Exercise description: Leaving out every picture, retype the lines below from the top through the one that contains "var LW = 1.3;".

Information provided:
**********

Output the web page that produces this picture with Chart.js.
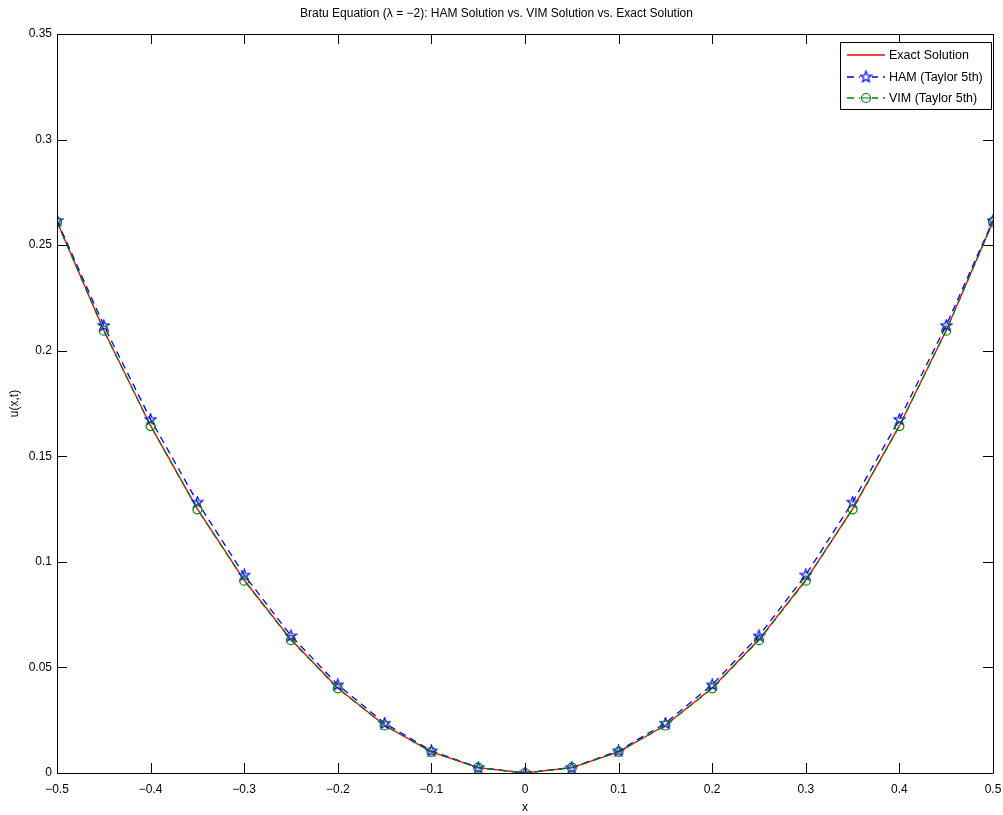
<!DOCTYPE html>
<html>
<head>
<meta charset="utf-8">
<script src="https://cdn.jsdelivr.net/npm/chart.js@4.4.1/dist/chart.umd.min.js"></script>
<style>
  html, body { margin: 0; padding: 0; background: #fff; }
  #wrap { width: 1003px; height: 815px; }
</style>
</head>
<body>
<div id="wrap"><canvas id="myChart" width="1003" height="815"></canvas></div>
<script>
var xs = [-0.5, -0.45, -0.4, -0.35, -0.3, -0.25, -0.2, -0.15, -0.1, -0.05, 0,
          0.05, 0.1, 0.15, 0.2, 0.25, 0.3, 0.35, 0.4, 0.45, 0.5];
var exactU = [0.2612, 0.2097, 0.1645, 0.1251, 0.0914, 0.0632, 0.0403, 0.0226, 0.0100, 0.0025, 0,
              0.0025, 0.0100, 0.0226, 0.0403, 0.0632, 0.0914, 0.1251, 0.1645, 0.2097, 0.2612];
var hamU = [0.2617, 0.2120, 0.1675, 0.1283, 0.0938, 0.0650, 0.0418, 0.0236, 0.0105, 0.0026, 0,
            0.0026, 0.0105, 0.0236, 0.0418, 0.0650, 0.0938, 0.1283, 0.1675, 0.2120, 0.2617];
var vimU = [0.2610, 0.2095, 0.1643, 0.1249, 0.0911, 0.0629, 0.0401, 0.0225, 0.0100, 0.0025, 0,
            0.0025, 0.0100, 0.0225, 0.0401, 0.0629, 0.0911, 0.1249, 0.1643, 0.2095, 0.2610];
var xTicks = [-0.5, -0.4, -0.3, -0.2, -0.1, 0, 0.1, 0.2, 0.3, 0.4, 0.5];
var yTicks = [0, 0.05, 0.1, 0.15, 0.2, 0.25, 0.3, 0.35];
var seriesNames = ['Exact Solution', 'HAM (Taylor 5th)', 'VIM (Taylor 5th)'];
var seriesColors = ['#ff0000', '#0000ff', '#008000'];

var FONT = '"Liberation Sans", Arial, Helvetica, sans-serif';
var LW = 1.3;

// pentagram marker like matlab 'p'
function makeStar(color) {
    var c = document.createElement('canvas');
    c.width = 13; c.height = 13;
    var g = c.getContext('2d');
    g.strokeStyle = color;
    g.lineWidth = 1.2;
    g.beginPath();
    for (var i = 0; i < 10; i++) {
        var r = i % 2 == 0 ? 5.8 : 2.4;
        var a = -Math.PI / 2 + i * Math.PI / 5;
        var px = 6.5 + r * Math.cos(a), py = 6.8 + r * Math.sin(a);
        if (i == 0) g.moveTo(px, py); else g.lineTo(px, py);
    }
    g.closePath();
    g.stroke();
    return c;
}
var starImg = makeStar('#0000ff');

function pts(ys) {
    return xs.map(function (x, i) { return { x: x, y: ys[i] }; });
}

function fmt(v) {
    var s = String(Math.round(v * 100) / 100);
    if (v < 0) s = '\u2212' + s.slice(1);
    return s;
}

var boxPlugin = {
    id: 'box',
    afterDatasetsDraw: function (chart) {
        var ctx = chart.ctx, a = chart.chartArea;
        var xs_ = chart.scales.x, ys_ = chart.scales.y;
        ctx.save();
        ctx.strokeStyle = '#000';
        ctx.lineWidth = 1;
        ctx.setLineDash([]);
        ctx.beginPath();
        ctx.rect(Math.round(a.left) + 0.5, Math.round(a.top) + 0.5,
                 Math.round(a.right - a.left), Math.round(a.bottom - a.top));
        ctx.stroke();
        var tl = 10;
        ctx.beginPath();
        xTicks.forEach(function (t) {
            var px = Math.round(xs_.getPixelForValue(t)) + 0.5;
            ctx.moveTo(px, a.bottom); ctx.lineTo(px, a.bottom - tl);
            ctx.moveTo(px, a.top); ctx.lineTo(px, a.top + tl);
        });
        yTicks.forEach(function (t) {
            var py = Math.round(ys_.getPixelForValue(t)) + 0.5;
            ctx.moveTo(a.left, py); ctx.lineTo(a.left + tl, py);
            ctx.moveTo(a.right, py); ctx.lineTo(a.right - tl, py);
        });
        ctx.stroke();
        ctx.restore();
    },
    afterDraw: function (chart) {
        // legend box in the top right corner
        var ctx = chart.ctx, a = chart.chartArea;
        var bx = Math.round(a.right) - 153, by = Math.round(a.top) + 8, bw = 151, bh = 67;
        ctx.save();
        ctx.setLineDash([]);
        ctx.fillStyle = '#fff';
        ctx.fillRect(bx, by, bw, bh);
        ctx.strokeStyle = '#000';
        ctx.lineWidth = 1;
        ctx.strokeRect(bx + 0.5, by + 0.5, bw, bh);
        ctx.font = '12.5px ' + FONT;
        ctx.textBaseline = 'middle';
        seriesNames.forEach(function (name, i) {
            var cy = Math.round(by + 13 + i * 21.5);
            ctx.strokeStyle = seriesColors[i];
            ctx.lineWidth = 1.6;
            ctx.setLineDash(i == 0 ? [] : [7, 5]);
            ctx.beginPath();
            ctx.moveTo(bx + 7, cy);
            ctx.lineTo(bx + 45, cy);
            ctx.stroke();
            ctx.setLineDash([]);
            if (i == 1) {
                ctx.fillStyle = '#fff';
                ctx.fillRect(bx + 20, cy - 6, 12, 12);
                ctx.drawImage(starImg, bx + 26 - 6.5, cy - 6.8);
            } else if (i == 2) {
                ctx.fillStyle = '#fff';
                ctx.fillRect(bx + 20, cy - 6, 12, 12);
                ctx.lineWidth = 1.2;
                ctx.beginPath();
                ctx.moveTo(bx + 21.5, cy); ctx.lineTo(bx + 30.5, cy);
                ctx.moveTo(bx + 30.5, cy);
                ctx.arc(bx + 26, cy, 4.5, 0, Math.PI * 2);
                ctx.stroke();
            }
            ctx.fillStyle = '#000';
            ctx.fillText(name, bx + 49, cy + 0.5);
        });
        ctx.restore();
    }
};

var ctx = document.getElementById('myChart').getContext('2d');
var chart = new Chart(ctx, {
    type: 'line',
    data: {
        datasets: [{
            label: seriesNames[0],
            data: pts(exactU),
            borderColor: seriesColors[0],
            borderWidth: LW,
            pointRadius: 0,
            order: 2
        }, {
            label: seriesNames[1],
            data: pts(hamU),
            borderColor: seriesColors[1],
            borderWidth: LW,
            borderDash: [7, 5],
            pointStyle: starImg,
            pointRadius: 6,
            order: 1
        }, {
            label: seriesNames[2],
            data: pts(vimU),
            borderColor: seriesColors[2],
            borderWidth: LW,
            borderDash: [7, 5],
            pointStyle: 'circle',
            pointRadius: 4.5,
            pointBackgroundColor: 'rgba(0,0,0,0)',
            pointBorderColor: seriesColors[2],
            pointBorderWidth: 1.2,
            order: 0
        }]
    },
    options: {
        responsive: false,
        animation: false,
        layout: { padding: { left: 0, right: 10, top: 0, bottom: 0 } },
        plugins: {
            legend: { display: false },
            tooltip: { enabled: false },
            title: {
                display: true,
                text: 'Bratu Equation (\u03bb = \u22122): HAM Solution vs. VIM Solution vs. Exact Solution',
                color: '#000',
                font: { family: FONT, size: 12, weight: 'normal' },
                padding: { top: 6, bottom: 13.6 }
            }
        },
        scales: {
            x: {
                type: 'linear',
                min: -0.5,
                max: 0.5,
                afterFit: function (s) { s.height = 42; s.paddingLeft = 0; s.paddingRight = 0; },
                afterBuildTicks: function (s) { s.ticks = xTicks.map(function (v) { return { value: v }; }); },
                grid: { display: false, drawTicks: false },
                border: { display: false },
                ticks: {
                    color: '#000',
                    padding: 9,
                    maxRotation: 0,
                    font: { family: FONT, size: 12 },
                    callback: function (v) { return fmt(v); }
                },
                title: {
                    display: true,
                    text: 'x',
                    color: '#000',
                    font: { family: FONT, size: 12 },
                    padding: { top: 0, bottom: 0 }
                }
            },
            y: {
                type: 'linear',
                min: 0,
                max: 0.35,
                afterFit: function (s) { s.width = 57; s.paddingTop = 0; s.paddingBottom = 0; },
                afterBuildTicks: function (s) { s.ticks = yTicks.map(function (v) { return { value: v }; }); },
                grid: { display: false, drawTicks: false },
                border: { display: false },
                ticks: {
                    color: '#000',
                    padding: 5,
                    font: { family: FONT, size: 12 },
                    callback: function (v) { return fmt(v); }
                },
                title: {
                    display: true,
                    text: 'u(x,t)',
                    color: '#000',
                    font: { family: FONT, size: 12 },
                    padding: { top: 7, bottom: 0 }
                }
            }
        }
    },
    plugins: [boxPlugin]
});
</script>
</body>
</html>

**********

Final result:
Output the web page that produces this picture with Chart.js.
<!DOCTYPE html>
<html>
<head>
<meta charset="utf-8">
<script src="https://cdn.jsdelivr.net/npm/chart.js@4.4.1/dist/chart.umd.min.js"></script>
<style>
  html, body { margin: 0; padding: 0; background: #fff; }
  #wrap { width: 1003px; height: 815px; }
</style>
</head>
<body>
<div id="wrap"><canvas id="myChart" width="1003" height="815"></canvas></div>
<script>
var xs = [-0.5, -0.45, -0.4, -0.35, -0.3, -0.25, -0.2, -0.15, -0.1, -0.05, 0,
          0.05, 0.1, 0.15, 0.2, 0.25, 0.3, 0.35, 0.4, 0.45, 0.5];
var exactU = [0.2612, 0.2097, 0.1645, 0.1251, 0.0914, 0.0632, 0.0403, 0.0226, 0.0100, 0.0025, 0,
              0.0025, 0.0100, 0.0226, 0.0403, 0.0632, 0.0914, 0.1251, 0.1645, 0.2097, 0.2612];
var hamU = [0.2617, 0.2120, 0.1675, 0.1283, 0.0938, 0.0650, 0.0418, 0.0236, 0.0105, 0.0026, 0,
            0.0026, 0.0105, 0.0236, 0.0418, 0.0650, 0.0938, 0.1283, 0.1675, 0.2120, 0.2617];
var vimU = [0.2610, 0.2095, 0.1643, 0.1249, 0.0911, 0.0629, 0.0401, 0.0225, 0.0100, 0.0025, 0,
            0.0025, 0.0100, 0.0225, 0.0401, 0.0629, 0.0911, 0.1249, 0.1643, 0.2095, 0.2610];
var xTicks = [-0.5, -0.4, -0.3, -0.2, -0.1, 0, 0.1, 0.2, 0.3, 0.4, 0.5];
var yTicks = [0, 0.05, 0.1, 0.15, 0.2, 0.25, 0.3, 0.35];
var seriesNames = ['Exact Solution', 'HAM (Taylor 5th)', 'VIM (Taylor 5th)'];
var seriesColors = ['#ff0000', '#0000ff', '#008000'];

var FONT = '"Liberation Sans", Arial, Helvetica, sans-serif';
var LW = 1.3;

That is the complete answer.